* _RECORDS SHOWN_
--- Begin ---

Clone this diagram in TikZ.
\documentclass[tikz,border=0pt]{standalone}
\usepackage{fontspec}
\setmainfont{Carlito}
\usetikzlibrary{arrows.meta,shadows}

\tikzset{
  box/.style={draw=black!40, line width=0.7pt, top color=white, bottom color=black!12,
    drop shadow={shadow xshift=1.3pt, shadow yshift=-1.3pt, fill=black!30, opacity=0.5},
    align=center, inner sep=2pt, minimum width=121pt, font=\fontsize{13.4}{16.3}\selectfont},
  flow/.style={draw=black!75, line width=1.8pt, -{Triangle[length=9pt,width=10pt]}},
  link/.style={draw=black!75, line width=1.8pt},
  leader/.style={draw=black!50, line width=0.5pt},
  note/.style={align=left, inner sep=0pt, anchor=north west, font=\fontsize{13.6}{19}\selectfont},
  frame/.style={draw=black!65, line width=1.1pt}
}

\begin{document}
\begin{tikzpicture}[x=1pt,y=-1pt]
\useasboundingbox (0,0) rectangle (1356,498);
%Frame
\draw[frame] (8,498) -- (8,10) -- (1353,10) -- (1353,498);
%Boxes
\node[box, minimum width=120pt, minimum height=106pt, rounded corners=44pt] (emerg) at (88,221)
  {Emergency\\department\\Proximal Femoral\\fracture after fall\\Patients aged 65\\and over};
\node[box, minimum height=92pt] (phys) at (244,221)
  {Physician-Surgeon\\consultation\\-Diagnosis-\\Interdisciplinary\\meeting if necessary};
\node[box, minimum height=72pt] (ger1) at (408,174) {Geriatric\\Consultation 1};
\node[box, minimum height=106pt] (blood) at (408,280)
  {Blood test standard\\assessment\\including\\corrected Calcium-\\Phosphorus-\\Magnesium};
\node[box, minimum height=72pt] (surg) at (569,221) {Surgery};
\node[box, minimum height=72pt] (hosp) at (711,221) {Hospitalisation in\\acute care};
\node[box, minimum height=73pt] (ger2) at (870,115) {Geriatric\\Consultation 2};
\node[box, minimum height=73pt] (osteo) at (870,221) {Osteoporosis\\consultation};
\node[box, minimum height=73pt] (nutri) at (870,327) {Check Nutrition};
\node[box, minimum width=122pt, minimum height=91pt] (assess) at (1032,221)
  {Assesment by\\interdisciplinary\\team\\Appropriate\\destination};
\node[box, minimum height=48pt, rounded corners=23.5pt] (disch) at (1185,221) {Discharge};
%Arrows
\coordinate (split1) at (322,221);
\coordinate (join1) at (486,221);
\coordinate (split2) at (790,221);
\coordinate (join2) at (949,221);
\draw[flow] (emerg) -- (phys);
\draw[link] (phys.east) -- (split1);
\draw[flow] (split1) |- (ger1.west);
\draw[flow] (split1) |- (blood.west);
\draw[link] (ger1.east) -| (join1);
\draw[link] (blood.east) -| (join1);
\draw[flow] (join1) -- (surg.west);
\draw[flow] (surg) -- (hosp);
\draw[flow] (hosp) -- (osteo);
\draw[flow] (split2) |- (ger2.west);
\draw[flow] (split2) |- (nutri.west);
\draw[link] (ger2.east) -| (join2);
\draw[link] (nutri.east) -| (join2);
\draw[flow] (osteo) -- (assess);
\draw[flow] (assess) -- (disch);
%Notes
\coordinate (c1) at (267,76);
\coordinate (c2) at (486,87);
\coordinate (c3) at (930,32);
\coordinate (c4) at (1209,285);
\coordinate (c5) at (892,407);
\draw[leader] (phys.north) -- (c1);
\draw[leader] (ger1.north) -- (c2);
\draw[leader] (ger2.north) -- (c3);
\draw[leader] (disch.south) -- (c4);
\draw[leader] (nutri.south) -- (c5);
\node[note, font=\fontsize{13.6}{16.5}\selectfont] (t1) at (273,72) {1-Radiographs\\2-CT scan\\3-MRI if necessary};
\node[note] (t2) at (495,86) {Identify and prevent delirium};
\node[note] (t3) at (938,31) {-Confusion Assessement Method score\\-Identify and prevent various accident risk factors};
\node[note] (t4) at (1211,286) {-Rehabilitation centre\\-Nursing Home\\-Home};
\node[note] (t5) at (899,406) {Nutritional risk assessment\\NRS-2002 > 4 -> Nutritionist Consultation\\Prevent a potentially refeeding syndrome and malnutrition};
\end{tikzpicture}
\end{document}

--- End ---
--- Begin ---

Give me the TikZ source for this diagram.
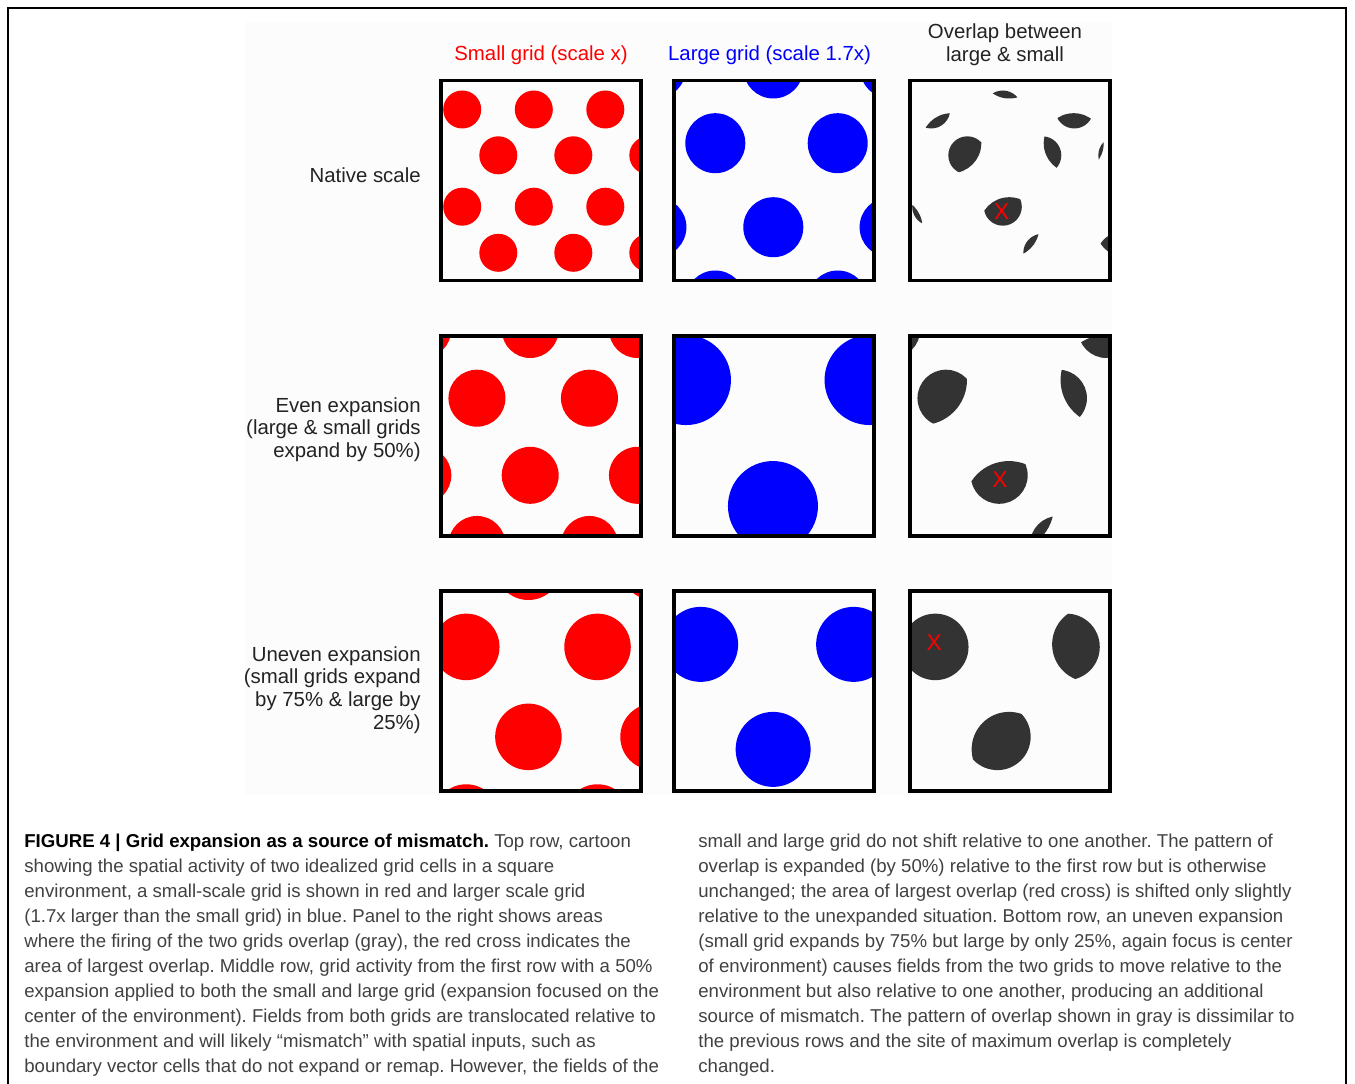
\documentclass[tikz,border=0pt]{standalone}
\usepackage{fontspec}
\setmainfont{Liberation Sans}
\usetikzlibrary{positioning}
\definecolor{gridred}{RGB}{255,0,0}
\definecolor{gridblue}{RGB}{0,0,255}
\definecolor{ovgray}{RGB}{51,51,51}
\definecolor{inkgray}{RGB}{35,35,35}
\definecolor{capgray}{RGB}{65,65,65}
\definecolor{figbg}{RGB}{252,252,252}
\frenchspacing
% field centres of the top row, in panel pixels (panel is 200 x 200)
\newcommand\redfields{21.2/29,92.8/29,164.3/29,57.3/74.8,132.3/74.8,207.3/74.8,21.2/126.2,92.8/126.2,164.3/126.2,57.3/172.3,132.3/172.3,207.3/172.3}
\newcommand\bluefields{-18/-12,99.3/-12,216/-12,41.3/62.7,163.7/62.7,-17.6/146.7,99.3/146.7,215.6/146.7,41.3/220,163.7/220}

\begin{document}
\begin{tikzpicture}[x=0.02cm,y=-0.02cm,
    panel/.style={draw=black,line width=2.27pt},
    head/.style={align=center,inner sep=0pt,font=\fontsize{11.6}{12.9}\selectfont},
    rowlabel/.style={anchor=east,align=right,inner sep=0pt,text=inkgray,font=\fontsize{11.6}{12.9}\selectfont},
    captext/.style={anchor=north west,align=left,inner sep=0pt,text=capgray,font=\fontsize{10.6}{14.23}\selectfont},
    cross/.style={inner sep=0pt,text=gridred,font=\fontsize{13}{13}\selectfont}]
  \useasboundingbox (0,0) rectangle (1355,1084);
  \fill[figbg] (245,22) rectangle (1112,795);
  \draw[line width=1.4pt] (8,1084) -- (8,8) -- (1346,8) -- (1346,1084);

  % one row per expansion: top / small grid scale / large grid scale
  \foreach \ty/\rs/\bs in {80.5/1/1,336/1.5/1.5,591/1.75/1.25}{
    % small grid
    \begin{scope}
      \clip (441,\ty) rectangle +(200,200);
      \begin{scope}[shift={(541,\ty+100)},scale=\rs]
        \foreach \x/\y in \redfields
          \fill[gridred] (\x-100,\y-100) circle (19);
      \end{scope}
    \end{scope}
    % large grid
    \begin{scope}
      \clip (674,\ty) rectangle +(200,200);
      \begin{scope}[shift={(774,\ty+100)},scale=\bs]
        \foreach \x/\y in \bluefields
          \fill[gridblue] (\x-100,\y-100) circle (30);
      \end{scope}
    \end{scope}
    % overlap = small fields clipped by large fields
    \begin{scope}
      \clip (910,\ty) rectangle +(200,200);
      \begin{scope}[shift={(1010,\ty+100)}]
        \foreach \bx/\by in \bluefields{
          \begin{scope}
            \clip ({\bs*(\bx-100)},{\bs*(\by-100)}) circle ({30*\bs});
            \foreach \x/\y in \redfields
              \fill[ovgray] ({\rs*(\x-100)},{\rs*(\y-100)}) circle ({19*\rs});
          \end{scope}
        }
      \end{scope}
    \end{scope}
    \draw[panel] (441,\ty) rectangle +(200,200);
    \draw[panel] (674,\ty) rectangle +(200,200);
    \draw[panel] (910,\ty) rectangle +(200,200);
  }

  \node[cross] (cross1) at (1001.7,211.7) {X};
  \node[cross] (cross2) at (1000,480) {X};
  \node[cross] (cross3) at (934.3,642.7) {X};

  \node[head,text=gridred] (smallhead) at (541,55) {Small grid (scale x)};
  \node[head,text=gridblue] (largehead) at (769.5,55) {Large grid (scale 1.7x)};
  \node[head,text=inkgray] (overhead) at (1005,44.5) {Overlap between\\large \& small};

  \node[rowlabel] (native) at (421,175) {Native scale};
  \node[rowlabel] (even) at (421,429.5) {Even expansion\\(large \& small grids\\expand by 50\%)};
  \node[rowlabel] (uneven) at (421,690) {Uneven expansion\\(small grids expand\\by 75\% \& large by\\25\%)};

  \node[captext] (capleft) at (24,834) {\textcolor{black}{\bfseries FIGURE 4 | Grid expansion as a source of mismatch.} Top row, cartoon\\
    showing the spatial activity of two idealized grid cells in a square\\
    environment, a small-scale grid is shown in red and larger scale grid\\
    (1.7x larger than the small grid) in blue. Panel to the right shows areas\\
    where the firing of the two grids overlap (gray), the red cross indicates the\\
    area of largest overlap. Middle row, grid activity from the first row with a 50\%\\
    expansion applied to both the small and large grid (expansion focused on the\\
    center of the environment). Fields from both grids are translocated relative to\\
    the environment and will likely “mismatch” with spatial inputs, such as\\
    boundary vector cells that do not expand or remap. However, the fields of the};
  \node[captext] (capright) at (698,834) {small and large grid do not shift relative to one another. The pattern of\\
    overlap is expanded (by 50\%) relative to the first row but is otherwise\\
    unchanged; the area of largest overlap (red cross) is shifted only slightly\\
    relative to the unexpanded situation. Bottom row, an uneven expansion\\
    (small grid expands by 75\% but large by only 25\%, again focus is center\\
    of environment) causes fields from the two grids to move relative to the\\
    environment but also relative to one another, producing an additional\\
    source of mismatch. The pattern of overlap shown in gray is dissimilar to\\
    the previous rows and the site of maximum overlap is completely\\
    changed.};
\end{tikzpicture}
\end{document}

--- End ---
--- Begin ---

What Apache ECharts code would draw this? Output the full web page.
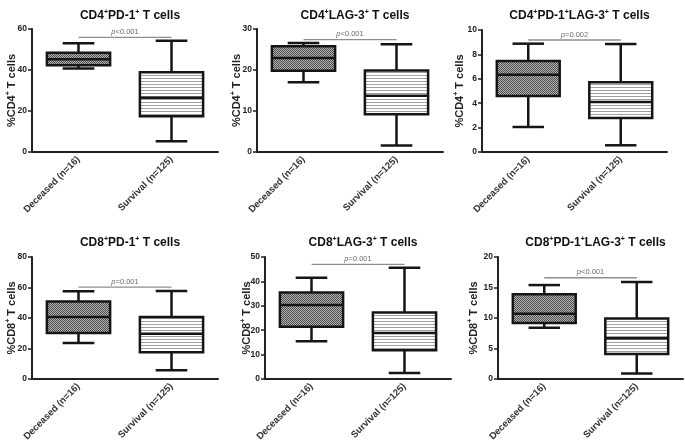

--- End ---

* _THE EXERCISE_
Search the entries for the string "source" and collect each line that has it.

* _WRITTEN ANSWER_
Give me the TikZ source for this diagram.
  \node[captext] (capleft) at (24,834) {\textcolor{black}{\bfseries FIGURE 4 | Grid expansion as a source of mismatch.} Top row, cartoon\\
    source of mismatch. The pattern of overlap shown in gray is dissimilar to\\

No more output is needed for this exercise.